2005年2月23日(水)「しんぶん赤旗」

主張

千島問題

スターリンの誤り正してこそ


 ことしは「日魯(にちろ)通好条約」(一八五五年)の締結から百五十年、「樺太・千島交換条約」(一八七五年)の締結から百三十年にあたります。いずれも、日ロ間の国境と領土を平和的にとりきめた条約です。三月にロシアのラブロフ外相が訪日の予定であり、プーチン大統領の来日もとりざたされていますが、領土問題での交渉は展望がみえません。

平和的に画定した領土

 プーチン大統領は、「考えられうる二島(歯舞(はぼまい)、色丹(しこたん))引き渡しの必須の前提条件は平和条約締結だ」(二〇〇四年十二月二十三日)といいます。その根拠に一九五六年の日ソ共同宣言をあげています。

 しかし、歯舞、色丹はもともと北海道の一部であり、平和条約締結前にも日本に返すべき島です。ところがロシアは、この「二島」の返還は考えてもよいが、平和条約を結んだあとにし、千島列島は検討の対象にもいれない、という態度です。とうてい認められません。

 日ロ間の領土問題は、スターリン時代の旧ソ連が第二次世界大戦の末期に対日参戦した際、南北全千島列島と歯舞、色丹を軍事占領し、その後、一方的に併合してしまったことから生じています。

 千島列島は北端の占守(しゅむしゅ)から南端の国後(くなしり)まで、日ロ間の平和的な外交交渉によって画定した日本の歴史的領土です。

 徳川幕府と帝政ロシアが結んだ「日魯通好条約」で、択捉(えとろふ)と国後の南千島は日本領、それ以外の北千島はロシア領になりました。その間を国境とし、樺太には国境線を引かず“雑居の地”にしました。

 その二十年後に、明治政府と帝政ロシアが「樺太・千島交換条約」を結び、全千島列島を日本領、樺太全体をロシア領としたのです。

 第二次世界大戦にあたり、連合国は「領土不拡大」の公約を掲げ、対日戦の戦後処理でも「自国のためには利得も求めず、また領土拡張の念も有しない」(カイロ宣言、一九四三年)ことを明確にしていました。

 ところが、スターリンは米英首脳とのヤルタ会談(一九四五年二月)で、対日参戦の条件としてソ連への千島列島の「引き渡し」を要求し、米英もそれを認め、密約を結びました。これは、「領土不拡大」という戦後処理の大原則をふみにじるものです。

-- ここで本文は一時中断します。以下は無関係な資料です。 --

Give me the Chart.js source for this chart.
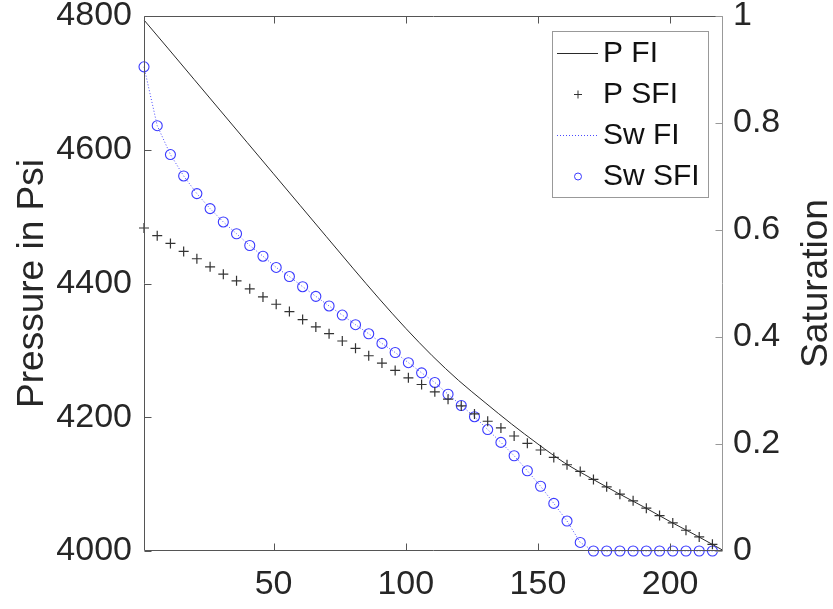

 プーチン大統領は、ロシアがソ連の継承国家だと強調します。スターリンが日本の領土を奪った誤りは「継承」するのでなく、正すのが当然です。ソ連崩壊のさいに、スターリンのバルト三国併合の誤りは正されました。第二次大戦の時期のソ連による領土拡大や併合などの誤りは、ほとんどが解決されました。残るのは歯舞、色丹と千島の問題です。

 日ロ間の領土問題を解決するには、スターリンの領土拡張主義の誤りを是正せよと正面から提起し交渉する必要があります。国際的に通用し、ロシア国民も納得できる大義が重要です。

国際的な道理を明確に

 日本政府は、一九五〇年代なかばの対ソ交渉以来、ヤルタ秘密協定とその内容をもりこんだサンフランシスコ平和条約の千島放棄条項を前提にしながら、“南千島は千島ではないから返せ”と千島の解釈を勝手に変えることで返還要求を“根拠”づけてきました。これでは歴史的事実と合わず、国際的に通用しません。

 歴史的事実を正確にふまえ、千島放棄条項を不動の前提とせず、国際的な道理に立って無法を正す交渉が必要です。